Double stack capabilities are also occasionally suspect as the deeper you go as the round count increases, the more tension manifests through difficulty of loading. The thin polymer magazines give the impression as being cheap and weak but the feed lips and bodies held up with no problem despite the fact that I took no interest in attempting to torture them in any way.
If you want, go for it. I’d rather not trust my life to a .22 Magnum round, well thirty of them anyway. But just to see if it could be done I carried the bad boy for a week both in a White Hat Max Tuck holster and a custom IWB rig from ColoradoHolster.com.
This PMR-30 really carried inside the waistband (IWB) pretty easily thanks to the flamingo beak style upper. The size and depth of the grip was the most difficult part to keep from printing but it wasn’t impossible. My dress catered to the fact I was carrying a .22 WMR flamethrower, but thanks to the mass and weight distribution of the White Hat and the ultra sleek outline of the Colorado Holster I did it.
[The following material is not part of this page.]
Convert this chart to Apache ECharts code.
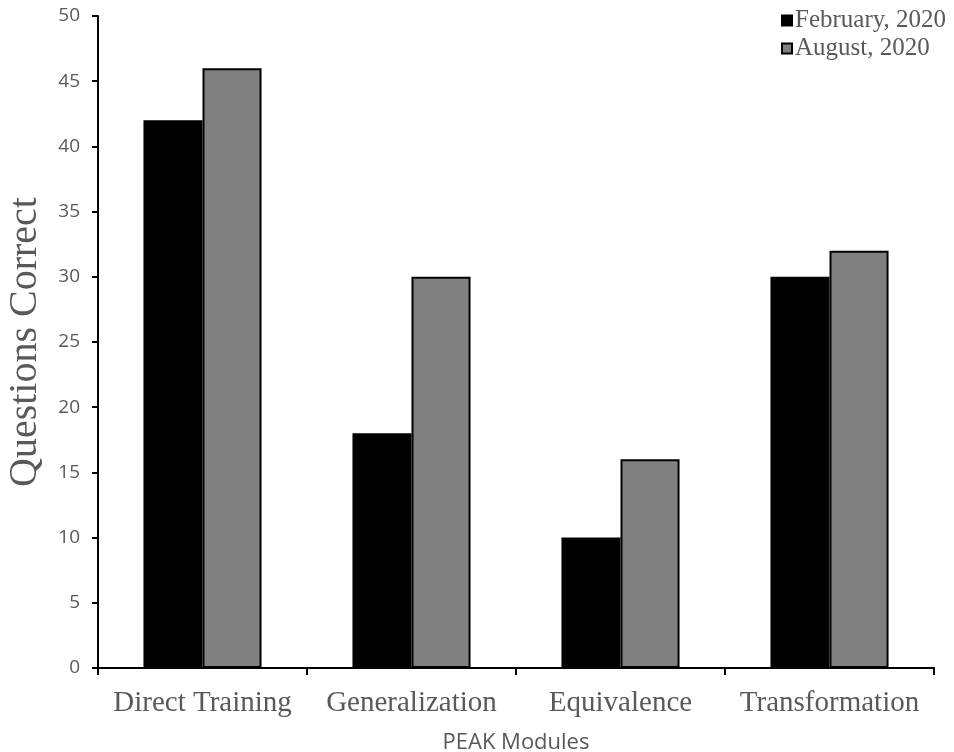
<!DOCTYPE html>
<html><head><meta charset="utf-8">
<script src="https://cdn.jsdelivr.net/npm/echarts@6/dist/echarts.min.js"></script>
<style>html,body{margin:0;padding:0;background:#fff}#c{width:954px;height:752px}</style>
</head><body><div id="c"></div>
<script>
const categories = ['Direct Training', 'Generalization', 'Equivalence', 'Transformation'];
const february2020 = [42, 18, 10, 30];
const august2020 = [46, 30, 16, 32];
const yTicks = [0, 5, 10, 15, 20, 25, 30, 35, 40, 45, 50];

const chart = echarts.init(document.getElementById('c'), null, {renderer: 'canvas'});
chart.setOption({
  animation: false,
  backgroundColor: '#fff',
  grid: {left: 98, right: 20, top: 16, bottom: 84, containLabel: false, outerBoundsMode: 'none'},
  legend: {
    orient: 'vertical', left: 776, top: 3, itemWidth: 10, itemHeight: 10, itemGap: 3,
    icon: 'rect',
    textStyle: {fontFamily: 'Liberation Serif', fontSize: 25, color: '#595959', padding: [0,0,0,-2]},
    data: ['February, 2020', 'August, 2020']
  },
  xAxis: {
    type: 'category', data: categories,
    name: 'PEAK Modules', nameLocation: 'middle', nameGap: 64,
    nameTextStyle: {fontFamily: 'Open Sans', fontSize: 22, color: '#595959'},
    axisLine: {lineStyle: {color: '#000', width: 2}},
    axisTick: {show: true, interval: 0, length: 7, lineStyle: {color: '#000', width: 2}},
    axisLabel: {interval: 0, fontFamily: 'Liberation Serif', fontSize: 29, color: '#595959', margin: 21}
  },
  yAxis: {
    type: 'value', min: 0, max: 50, interval: 5,
    name: 'Questions Correct', nameLocation: 'middle', nameGap: 53, nameRotate: 90,
    nameTextStyle: {fontFamily: 'Liberation Serif', fontSize: 40, color: '#595959'},
    axisLine: {show: true, lineStyle: {color: '#000', width: 2}},
    axisTick: {show: true, length: 6, lineStyle: {color: '#000', width: 2}},
    splitLine: {show: false},
    axisLabel: {fontFamily: 'Open Sans', fontSize: 19, color: '#595959', margin: 18,
      formatter: v => yTicks.includes(v) ? String(v) : ''}
  },
  series: [
    {name: 'February, 2020', type: 'bar', data: february2020, barGap: '0%', barCategoryGap: '43.5%',
     itemStyle: {color: '#000', borderColor: '#000', borderWidth: 2}},
    {name: 'August, 2020', type: 'bar', data: august2020, barGap: '0%', barCategoryGap: '43.5%',
     itemStyle: {color: '#808080', borderColor: '#000', borderWidth: 2}}
  ]
});
</script></body></html>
Granted I promptly went back to my Glock 26. But I did it.
The “issue” I had with my thumb knuckle interfering with the safety was a deal breaker for me. But the gun itself proved reliable enough in my opinion to carry. It’s extremely accurate and 30 rounds (if you can get the magazine that full) of .22 Magnum is nothing to sneeze at. Check out the Four Guys Guns ballistic gel test with .22 Mag if you don’t believe me.
I am actually a fan of Kel-Tec. Why? Well it feels like they seek to innovate beyond what’s commonly been done or others are doing. Take the KSG or RFB for example. They look a little weird, don’t display custom shop craftsmanship, but I honestly feel Kel-Tec is often seeking to sell a concept more often than fine craftsmanship.
Their innovation is one reason their guns seem impossible to find and people have been willing to put up with growing pains. To this day the Kel-Tec PF9 is one of my favorite 9mm carry rigs ever. It was super light, pretty accurate, more reliable than my Ruger LC9 and best of all… I DIDN’T MIND BEATING THE SNOT OUT OF IT!
Kel-Tec’s PMR-30 feels a bit more delicate alongside its brothers and sisters, but if it’s something you’ve been considering as an addition to your gun collection, hiking pack, or even for an out of the box varmint hunting option I say go for it.
The PMR-30 is what it is. Nothing more, nothing less. It’s not glamorous, doesn’t have a shine to it, is a little funny looking and has a querky magazine release and a tricky safety when it meets big hands. But it’s über lightweight, accurate, has an exquisite trigger and is an absolute blast to shoot. Plus it’s just a flat cool idea.
And that’s good enough for me. I think it will be for you too.